ВЛАДИМИР САНГИ
Конец вечного безмолвия
Вспоминаю Ленинград пятидесятых годов, учебу в этом великом городе, колыбели Октябрьской революции, ставшем и колыбелью литератур народов Севера. Отчетливо запало в память острое чувство окрыленной гордости, которое испытывали мы, приняв в наследство все то большое и прекрасное, чего достиг довоенный Институт народов Севера на Обводном канале — храм знаний, высокой эстетики, показавший всему миру замечательное искусство ранее не доступных европейскому вниманию народов.
У нас уже тогда были свои традиции, идущие из недалекого, но все же прошлого. И не случайно таким заметным событием стал никому еще неизвестный тогда, начинающий автор (студент университета, чукча из Уэлена, прославившийся разве лишь тем, что добирался из родного селения в Ленинград значительно дольше, чем Чехов на Сахалин), написавший рассказ'.Окошко'. С чукотского рассказ Юрия Рытхэу сразу же был переведен на русский и оценен как значительное явление в прозе народностей Севера.
Юрий Рытхэу наметил для всех нас молодых, стартовавших чуть позже него, перспективные пути творческого развития. Работал он истово, самоотверженно, и ему как первопроходцу приходилось много брать на себя, нащупывать, открывать, отвергать, ошибаться и торжествовать победу.

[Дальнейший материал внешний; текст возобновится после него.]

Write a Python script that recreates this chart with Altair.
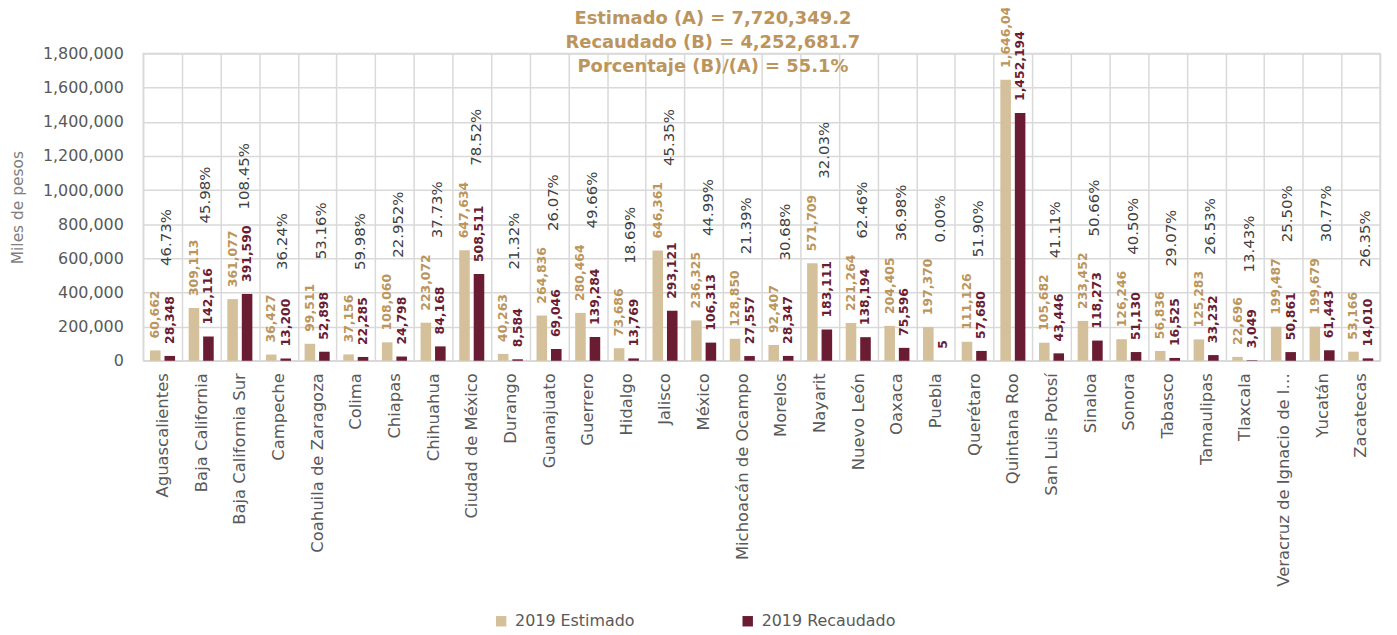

Чукотский писатель сумел пойти дальше традиций. оставленных в наследство первыми писателями народностей Севера довоенного периода — коряка Кецая Кеккетына, ненца Николая Вылко, юкагира Тэки Одулока. И даже знаменитый удэге Джанси Кимонко, автор несравненной повести'.Там, где бежит Сукпай', вряд ли оказал на молодого чукотского писателя сколько-нибудь заметное воздействие. Те зачинатели, оторвавшие взгляд от песцовых и оленьих следов впервые не для того, чтобы определить свое местоположение в бесконечных скитаниях по тундре за добычей, а для того, чтобы сообщить миру о многовековых чаяниях и думах своих народов, совсем не имели никакой письменной традиции. Талантливые родоначальники новых литератур ничуть не оробели перед грандиозностью предстоящих свершений и шагнули в неведомый для их народов мир письменного художественного самовыражения, умело использовав имеющиеся у них многовековые традиции устного народного творчества.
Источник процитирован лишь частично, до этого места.